As soon as Adé signed with Island, he and Meissonnier (who was also serving as his manager) headed into the studio. The Frenchman would oversee all three of Adé’s Island albums: 1982’s Juju Music, 1983’s Synchro System, and 1984’s Aura. Surprisingly, given its sonic sophistication, the making of Juju Music was a quick process. “Sunny had already recorded about 50 albums in Nigeria, so there was no need to demo anything,” Meissonnier recalled in 2003. “So we decided to re-record some of the greatest hits tunes of Sunny that could suit a world audience... It was recorded in two days only, live in Lomé (Togo). I just added synth sounds on top of it in London with Godwin Logie and he did a nice mix. But the preparation took a long time (about a year) in order to choose and shorten the tunes ’cause Sunny had so many to choose from.”

King Sunny Adé – Eniti Oluwa Dalejo

Meissonnier understates the ways in which the Island Records versions of Adé’s songs were radically different. As producer, he added dub effects, including heavy echo and reverb, and bolstered the originals’ simple guitar-and-percussion grooves with spacy keyboards that zipped in and out of the mix. Furthermore, the songs were separated, whereas on the Nigerian albums they were part of side-long medleys. Adé’s gentle tenor vocals hovered in the middle of the endlessly shifting music, his bandmates’ high harmonies gathering around him like a gentle mist. Though almost all the lyrics were in Yoruba, the intricate vocal patterns were extremely memorable – it was entirely possible to find oneself singing along after two or three listens.

Adé’s second Island album, 1983’s Synchro System, was more unified than Juju Music, and an even better reflection of the band. The second half of Synchro System – starting with the title track – was a continuous suite, in the style of his Nigerian albums. Throughout, instruments leap forward and back in the mix, and the intricate polyrhythms stay rock-steady. The album’s first side was made up of more discrete songs, some of which were among his most beautiful. “Mo Ti Mo” is a particular highlight, a lilting, almost Hawaiian ballad driven by an ultra-relaxed guitar figure and Adé’s dreamlike vocal.
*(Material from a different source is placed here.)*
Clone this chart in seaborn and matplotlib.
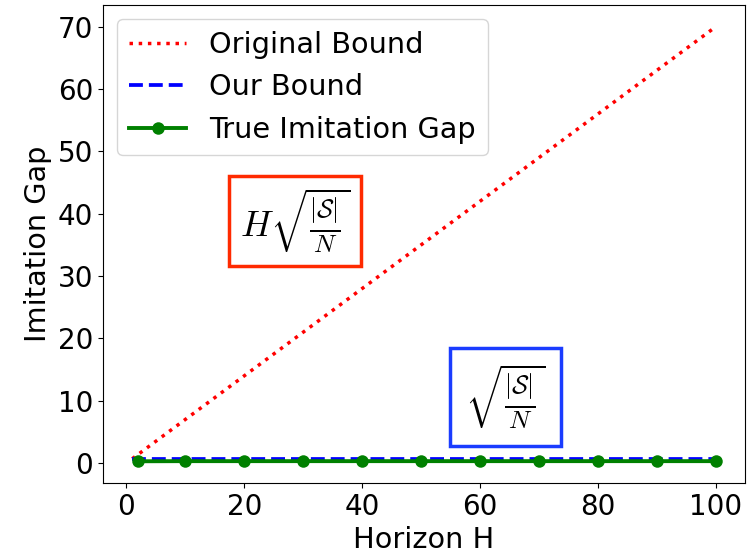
import matplotlib
matplotlib.use("Agg")
import matplotlib.pyplot as plt
import seaborn as sns
import pandas as pd

# Data
bound_h = [1, 100]
original_bound = [0.7, 70.0]
our_bound = [0.7, 0.7]
gap_h = [2, 10, 20, 30, 40, 50, 60, 70, 80, 90, 100]
true_gap = [0.3, 0.32, 0.32, 0.32, 0.32, 0.32, 0.32, 0.32, 0.32, 0.32, 0.32]

x_ticks = [0, 20, 40, 60, 80, 100]
y_ticks = [0, 10, 20, 30, 40, 50, 60, 70]

plt.rcParams['mathtext.fontset'] = 'cm'
plt.rcParams['font.family'] = ['DejaVu Sans']

fig = plt.figure(figsize=(7.47, 5.56), dpi=100)
ax = fig.add_axes([0.1379, 0.1313, 0.9973 - 0.1379, 0.991 - 0.1313])

sns.lineplot(x=bound_h, y=original_bound, ax=ax, color='red', linestyle=':',
             linewidth=2.5, label='Original Bound')
sns.lineplot(x=bound_h, y=our_bound, ax=ax, color='blue', linestyle='--',
             linewidth=2.7, label='Our Bound')
sns.lineplot(x=gap_h, y=true_gap, ax=ax, color='green', linestyle='-',
             linewidth=2.8, marker='o', markersize=9, markeredgewidth=0,
             label='True Imitation Gap')

ax.set_xticks(x_ticks)
ax.set_yticks(y_ticks)
ax.tick_params(labelsize=20)
ax.set_xlabel('Horizon H', fontsize=20.7)
ax.set_ylabel('Imitation Gap', fontsize=20.7)
ax.legend(loc='upper left', fontsize=20.7)

ax.text(28.6, 38.8, r'$H\sqrt{\frac{|\mathcal{S}|}{N}}$', fontsize=26,
        ha='center', va='center',
        bbox=dict(boxstyle='square,pad=0.3', facecolor='white',
                  edgecolor='#ff2a00', linewidth=2.5))
ax.text(64.3, 10.6, r'$\sqrt{\frac{|\mathcal{S}|}{N}}$', fontsize=26,
        ha='center', va='center',
        bbox=dict(boxstyle='square,pad=0.42', facecolor='white',
                  edgecolor='#1a3cff', linewidth=2.5))

fig.savefig('out.png', dpi=100)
The first Linn drum was out... We really experimented a lot. On some of the tracks on Aura there are 15 guitars.

Martin Meissonnier

To further introduce Adé to new audiences, Island had the bandleader and the African Beats on tour around the world, from the Montreux Jazz Festival to rock clubs. They taped an appearance on Germany’s renowned live music show Rockpalast, and there’s footage on YouTube of a performance at the massive outdoor Reggae Sunsplash festival.

Syncro System – King Sunny Adé & His African Beats (1984)

The increased touring raised Adé’s profile enough in Europe, the UK and even the US that his third and final Island album was his most Westernized effort – even including a high-profile guest star. “Ase,” the nine-minute opening track from Aura (and its single), featured several extended, heavily treated harmonica solos by none other than Stevie Wonder. It was also set to a punchy, very ’80s rhythm track featuring a Linn drum machine alongside the expected congas and talking drums. Indeed, every track on Aura features assertive synthesizers and ticking, programmed beats not far from the hip hop of the time – DJs could quite easily have mixed songs like “Gboromiro” or “Ire” alongside Herbie Hancock’s “Rockit” or Afrika Bambaataa’s “Planet Rock.” The album took Adé as far from classic juju as he’d ever gotten on record, without bringing him much closer to mainstream Western pop. Meissonnier recalls, “The first Linn drum was out. Sunny and myself were thrilled and excited and found out we could do fake talking drum sounds and mix them with real ones. It was great fun. We really experimented a lot. On some of the tracks on Aura there are 15 guitars.”

While he was signed to Island, Adé’s music wound up on the soundtracks to some Hollywood movies, as well. “365 Is My Number/The Message” can be heard in a dramatic chase scene toward the climax of director Jim McBride’s 1983 remake of Breathless, starring Richard Gere, and “Maajo” is on the soundtrack to the 1986 comedy One More Saturday Night, written and directed by Tom Davis and Al Franken, then of Saturday Night Live. But Adé and the African Beats’ most prominent Hollywood feature came courtesy of one of director Robert Altman’s forgotten films, 1985’s O.C. & Stiggs, which died a quick death in theaters but has achieved a small cult following on DVD. The title characters, two teenaged malcontents who spend the movie harassing a neighbor family in occasionally hilarious fashion, are revealed to be huge Adé fans, and book the band to play a party. In the movie, the African Beats perform “Penkele,” as almost the entire cast dances in the crowd.

King Sunny Adé & His African Beats in "O.C. & Stiggs"

Ultimately, King Sunny Adé was an unlikely candidate for mainstream pop success in the English-speaking market. Though his band was phenomenal live, and his joyous personality translated across any language barrier, the music was just a little too exotic for most Western ears. But his success was a crucial breakthrough for the “world music” genre, paving the way for other African artists like Youssou N’Dour, Thomas Mapfumo and others to build North American audiences. After the Island deal ended, Adé disbanded the African Beats and formed an entirely new group. Nonetheless, Juju Music, Synchro System, and Aura are fantastic records, and well worth any open-minded listener’s attention.